## Data excerpt
+++

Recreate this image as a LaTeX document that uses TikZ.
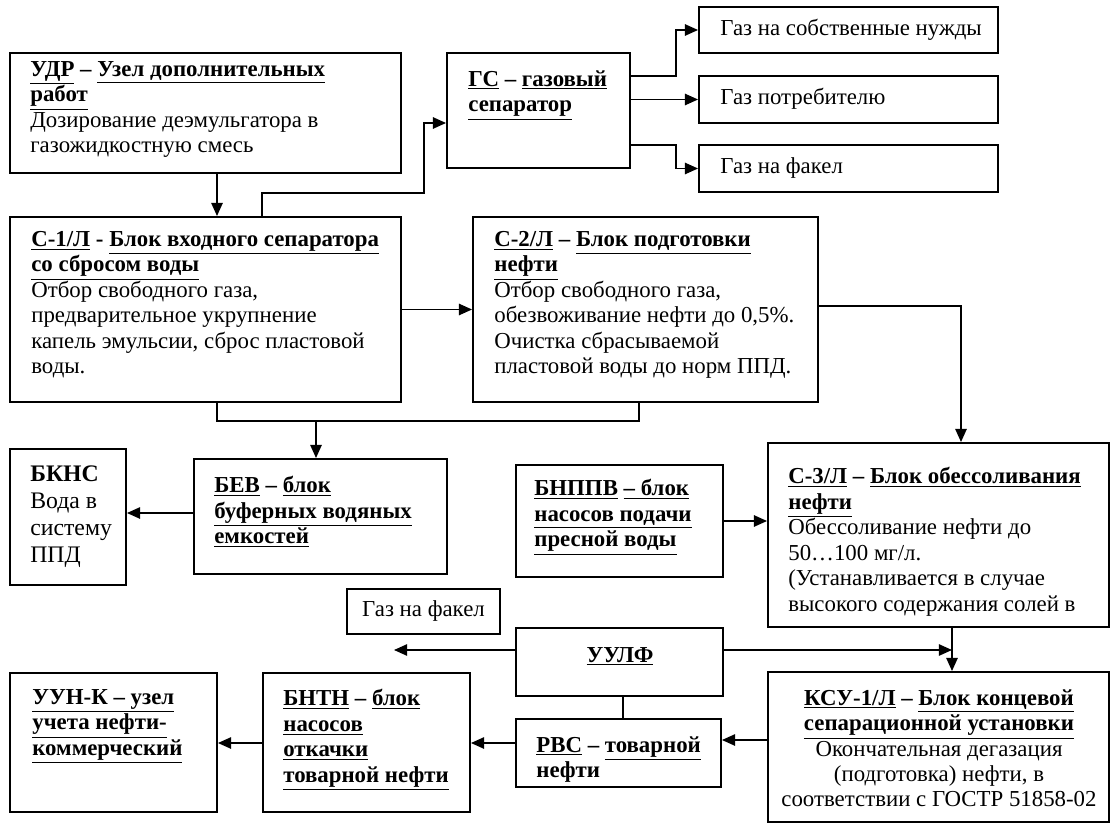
\documentclass[tikz,border=0pt]{standalone}
\usepackage{fontspec}
\setmainfont{Liberation Serif}
\usetikzlibrary{arrows.meta, fit, positioning}

\begin{document}
\begin{tikzpicture}[x=0.02cm, y=-0.02cm,
  box/.style={draw, line width=1.1pt, inner sep=0pt},
  txt/.style={anchor=north west, inner sep=0pt, align=left, font=\fontsize{13}{14.5}\selectfont},
  arr/.style={line width=0.9pt, -{Triangle[length=7.5pt, width=6.5pt]}},
  ln/.style={line width=0.9pt}]
  \useasboundingbox (0,0) rectangle (1112,824);

  % верхний ряд: УДР, ГС и газ
  \node[box, fit={(10,53) (401,173)}] (udr) {};
  \node[txt] (udrt) at (30,61) {\textbf{\underline{УДР} – \underline{Узел дополнительных}}\\
    \textbf{\underline{работ}}\\
    Дозирование деэмульгатора в\\
    газожидкостную смесь};

  \node[box, fit={(447,53) (630,168)}] (gs) {};
  \node[txt] (gst) at (468,70) {\textbf{\underline{ГС} – \underline{газовый}}\\
    \textbf{\underline{сепаратор}}};

  \node[box, fit={(699,7) (998,53)}] (g1) {};
  \node[txt, anchor=west] (g1t) at (720,30) {Газ на собственные нужды};
  \node[box, fit={(699,76) (998,123)}] (g2) {};
  \node[txt, anchor=west] (g2t) at (720,99) {Газ потребителю};
  \node[box, fit={(699,145) (998,192)}] (g3) {};
  \node[txt, anchor=west] (g3t) at (720,168) {Газ на факел};

  % сепараторы С-1/Л и С-2/Л
  \node[box, fit={(10,217) (401,402)}] (c1) {};
  \node[txt] (c1t) at (31,231) {\textbf{\underline{С-1/Л} - \underline{Блок входного сепаратора}}\\
    \textbf{\underline{со сбросом воды}}\\
    Отбор свободного газа,\\
    предварительное укрупнение\\
    капель эмульсии, сброс пластовой\\
    воды.};

  \node[box, fit={(473,217) (818,402)}] (c2) {};
  \node[txt] (c2t) at (494,231) {\textbf{\underline{С-2/Л} – \underline{Блок подготовки}}\\
    \textbf{\underline{нефти}}\\
    Отбор свободного газа,\\
    обезвоживание нефти до 0,5\%.\\
    Очистка сбрасываемой\\
    пластовой воды до норм ППД.};

  % вода и обессоливание
  \node[box, fit={(10,449) (126,585)}] (bkns) {};
  \node[txt, font=\fontsize{13.5}{15.4}\selectfont] (bknst) at (30,465) {\textbf{БКНС}\\
    Вода в\\
    систему\\
    ППД};

  \node[box, fit={(194,459) (447,574)}] (bev) {};
  \node[txt] (bevt) at (214,476) {\textbf{\underline{БЕВ} – \underline{блок}}\\
    \textbf{\underline{буферных водяных}}\\
    \textbf{\underline{емкостей}}};

  \node[box, fit={(516,465) (723,577)}] (bnppv) {};
  \node[txt] (bnppvt) at (534,479) {\textbf{\underline{БНППВ} \underline{– блок}}\\
    \textbf{\underline{насосов подачи}}\\
    \textbf{\underline{пресной воды}}};

  \node[box, fit={(768,443) (1109,627)}] (c3) {};
  \node[txt] (c3t) at (788,467) {\textbf{\underline{С-3/Л} – \underline{Блок обессоливания}}\\
    \textbf{\underline{нефти}}\\
    Обессоливание нефти до\\
    50…100 мг/л.\\
    (Устанавливается в случае\\
    высокого содержания солей в};

  % УУЛФ и нижний ряд
  \node[box, fit={(347,589) (500,634)}] (gf) {};
  \node[txt, anchor=center] (gft) at (gf) {Газ на факел};

  \node[box, fit={(516,628) (723,696)}] (uulf) {};
  \node[txt, anchor=base] (uulft) at (620,662) {\textbf{\underline{УУЛФ}}};

  \node[box, fit={(10,673) (217,812)}] (uun) {};
  \node[txt] (uunt) at (32,689) {\textbf{\underline{УУН-К – узел}}\\
    \textbf{\underline{учета нефти-}}\\
    \textbf{\underline{коммерческий}}};

  \node[box, fit={(263,673) (470,812)}] (bntn) {};
  \node[txt] (bntnt) at (283,689) {\textbf{\underline{БНТН} – \underline{блок}}\\
    \textbf{\underline{насосов}}\\
    \textbf{\underline{откачки}}\\
    \textbf{\underline{товарной нефти}}};

  \node[box, fit={(516,719) (721,787)}] (rvs) {};
  \node[txt] (rvst) at (536,736) {\textbf{\underline{РВС} – \underline{товарной}}\\
    \textbf{нефти}};

  \node[box, fit={(768,672) (1109,822)}] (ksu) {};
  \node[txt, anchor=north, align=center] (ksut) at (939,689) {\textbf{\underline{КСУ-1/Л} – \underline{Блок концевой}}\\
    \textbf{\underline{сепарационной установки}}\\
    Окончательная дегазация\\
    (подготовка) нефти, в\\
    соответствии с ГОСТР 51858-02};

  % свободные концы
  \coordinate (jw) at (316,421);
  \coordinate (fl) at (394,650);
  \coordinate (mid) at (952,650);

  % потоки
  \draw[arr] (udr.south -| 217,0) -- (c1.north -| 217,0);
  \draw[arr] (c1.north -| 262,0) |- (424,193) |- (gs.west |- 0,123);
  \draw[arr] (gs.east |- 0,76) -- (676,76) |- (g1.west);
  \draw[arr] (gs.east |- g2.west) -- (g2.west);
  \draw[arr] (gs.east |- 0,145) -- (676,145) |- (g3.west);
  \draw[arr] (c1.east) -- (c2.west |- c1.east);
  \draw[arr] (c2.east |- 0,306) -| (c3.north -| 961,0);
  \draw[ln] (c1.south -| 217,0) -- (217,421) -- (639,421) -- (c2.south -| 639,0);
  \draw[arr] (jw) -- (bev.north -| jw);
  \draw[arr] (bev.west |- 0,513) -- (bkns.east |- 0,513);
  \draw[arr] (bnppv.east) -- (c3.west |- bnppv.east);
  \draw[arr] (c3.south -| 952,0) -- (ksu.north -| 952,0);
  \draw[arr] (uulf.east |- mid) -- (mid);
  \draw[arr] (uulf.west |- fl) -- (fl);
  \draw[ln] (uulf.south -| 623,0) -- (rvs.north -| 623,0);
  \draw[arr] (ksu.west |- 0,740) -- (rvs.east |- 0,740);
  \draw[arr] (rvs.west |- 0,743) -- (bntn.east |- 0,743);
  \draw[arr] (bntn.west |- 0,743) -- (uun.east |- 0,743);
\end{tikzpicture}
\end{document}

+++

## Requirement
All of the data above should be transcribed verbatim, with pictures omitted.

## Complete output
Recreate this image as a LaTeX document that uses TikZ.
\documentclass[tikz,border=0pt]{standalone}
\usepackage{fontspec}
\setmainfont{Liberation Serif}
\usetikzlibrary{arrows.meta, fit, positioning}

\begin{document}
\begin{tikzpicture}[x=0.02cm, y=-0.02cm,
  box/.style={draw, line width=1.1pt, inner sep=0pt},
  txt/.style={anchor=north west, inner sep=0pt, align=left, font=\fontsize{13}{14.5}\selectfont},
  arr/.style={line width=0.9pt, -{Triangle[length=7.5pt, width=6.5pt]}},
  ln/.style={line width=0.9pt}]
  \useasboundingbox (0,0) rectangle (1112,824);

  % верхний ряд: УДР, ГС и газ
  \node[box, fit={(10,53) (401,173)}] (udr) {};
  \node[txt] (udrt) at (30,61) {\textbf{\underline{УДР} – \underline{Узел дополнительных}}\\
    \textbf{\underline{работ}}\\
    Дозирование деэмульгатора в\\
    газожидкостную смесь};

  \node[box, fit={(447,53) (630,168)}] (gs) {};
  \node[txt] (gst) at (468,70) {\textbf{\underline{ГС} – \underline{газовый}}\\
    \textbf{\underline{сепаратор}}};

  \node[box, fit={(699,7) (998,53)}] (g1) {};
  \node[txt, anchor=west] (g1t) at (720,30) {Газ на собственные нужды};
  \node[box, fit={(699,76) (998,123)}] (g2) {};
  \node[txt, anchor=west] (g2t) at (720,99) {Газ потребителю};
  \node[box, fit={(699,145) (998,192)}] (g3) {};
  \node[txt, anchor=west] (g3t) at (720,168) {Газ на факел};

  % сепараторы С-1/Л и С-2/Л
  \node[box, fit={(10,217) (401,402)}] (c1) {};
  \node[txt] (c1t) at (31,231) {\textbf{\underline{С-1/Л} - \underline{Блок входного сепаратора}}\\
    \textbf{\underline{со сбросом воды}}\\
    Отбор свободного газа,\\
    предварительное укрупнение\\
    капель эмульсии, сброс пластовой\\
    воды.};

  \node[box, fit={(473,217) (818,402)}] (c2) {};
  \node[txt] (c2t) at (494,231) {\textbf{\underline{С-2/Л} – \underline{Блок подготовки}}\\
    \textbf{\underline{нефти}}\\
    Отбор свободного газа,\\
    обезвоживание нефти до 0,5\%.\\
    Очистка сбрасываемой\\
    пластовой воды до норм ППД.};

  % вода и обессоливание
  \node[box, fit={(10,449) (126,585)}] (bkns) {};
  \node[txt, font=\fontsize{13.5}{15.4}\selectfont] (bknst) at (30,465) {\textbf{БКНС}\\
    Вода в\\
    систему\\
    ППД};

  \node[box, fit={(194,459) (447,574)}] (bev) {};
  \node[txt] (bevt) at (214,476) {\textbf{\underline{БЕВ} – \underline{блок}}\\
    \textbf{\underline{буферных водяных}}\\
    \textbf{\underline{емкостей}}};

  \node[box, fit={(516,465) (723,577)}] (bnppv) {};
  \node[txt] (bnppvt) at (534,479) {\textbf{\underline{БНППВ} \underline{– блок}}\\
    \textbf{\underline{насосов подачи}}\\
    \textbf{\underline{пресной воды}}};

  \node[box, fit={(768,443) (1109,627)}] (c3) {};
  \node[txt] (c3t) at (788,467) {\textbf{\underline{С-3/Л} – \underline{Блок обессоливания}}\\
    \textbf{\underline{нефти}}\\
    Обессоливание нефти до\\
    50…100 мг/л.\\
    (Устанавливается в случае\\
    высокого содержания солей в};

  % УУЛФ и нижний ряд
  \node[box, fit={(347,589) (500,634)}] (gf) {};
  \node[txt, anchor=center] (gft) at (gf) {Газ на факел};

  \node[box, fit={(516,628) (723,696)}] (uulf) {};
  \node[txt, anchor=base] (uulft) at (620,662) {\textbf{\underline{УУЛФ}}};

  \node[box, fit={(10,673) (217,812)}] (uun) {};
  \node[txt] (uunt) at (32,689) {\textbf{\underline{УУН-К – узел}}\\
    \textbf{\underline{учета нефти-}}\\
    \textbf{\underline{коммерческий}}};

  \node[box, fit={(263,673) (470,812)}] (bntn) {};
  \node[txt] (bntnt) at (283,689) {\textbf{\underline{БНТН} – \underline{блок}}\\
    \textbf{\underline{насосов}}\\
    \textbf{\underline{откачки}}\\
    \textbf{\underline{товарной нефти}}};

  \node[box, fit={(516,719) (721,787)}] (rvs) {};
  \node[txt] (rvst) at (536,736) {\textbf{\underline{РВС} – \underline{товарной}}\\
    \textbf{нефти}};

  \node[box, fit={(768,672) (1109,822)}] (ksu) {};
  \node[txt, anchor=north, align=center] (ksut) at (939,689) {\textbf{\underline{КСУ-1/Л} – \underline{Блок концевой}}\\
    \textbf{\underline{сепарационной установки}}\\
    Окончательная дегазация\\
    (подготовка) нефти, в\\
    соответствии с ГОСТР 51858-02};

  % свободные концы
  \coordinate (jw) at (316,421);
  \coordinate (fl) at (394,650);
  \coordinate (mid) at (952,650);

  % потоки
  \draw[arr] (udr.south -| 217,0) -- (c1.north -| 217,0);
  \draw[arr] (c1.north -| 262,0) |- (424,193) |- (gs.west |- 0,123);
  \draw[arr] (gs.east |- 0,76) -- (676,76) |- (g1.west);
  \draw[arr] (gs.east |- g2.west) -- (g2.west);
  \draw[arr] (gs.east |- 0,145) -- (676,145) |- (g3.west);
  \draw[arr] (c1.east) -- (c2.west |- c1.east);
  \draw[arr] (c2.east |- 0,306) -| (c3.north -| 961,0);
  \draw[ln] (c1.south -| 217,0) -- (217,421) -- (639,421) -- (c2.south -| 639,0);
  \draw[arr] (jw) -- (bev.north -| jw);
  \draw[arr] (bev.west |- 0,513) -- (bkns.east |- 0,513);
  \draw[arr] (bnppv.east) -- (c3.west |- bnppv.east);
  \draw[arr] (c3.south -| 952,0) -- (ksu.north -| 952,0);
  \draw[arr] (uulf.east |- mid) -- (mid);
  \draw[arr] (uulf.west |- fl) -- (fl);
  \draw[ln] (uulf.south -| 623,0) -- (rvs.north -| 623,0);
  \draw[arr] (ksu.west |- 0,740) -- (rvs.east |- 0,740);
  \draw[arr] (rvs.west |- 0,743) -- (bntn.east |- 0,743);
  \draw[arr] (bntn.west |- 0,743) -- (uun.east |- 0,743);
\end{tikzpicture}
\end{document}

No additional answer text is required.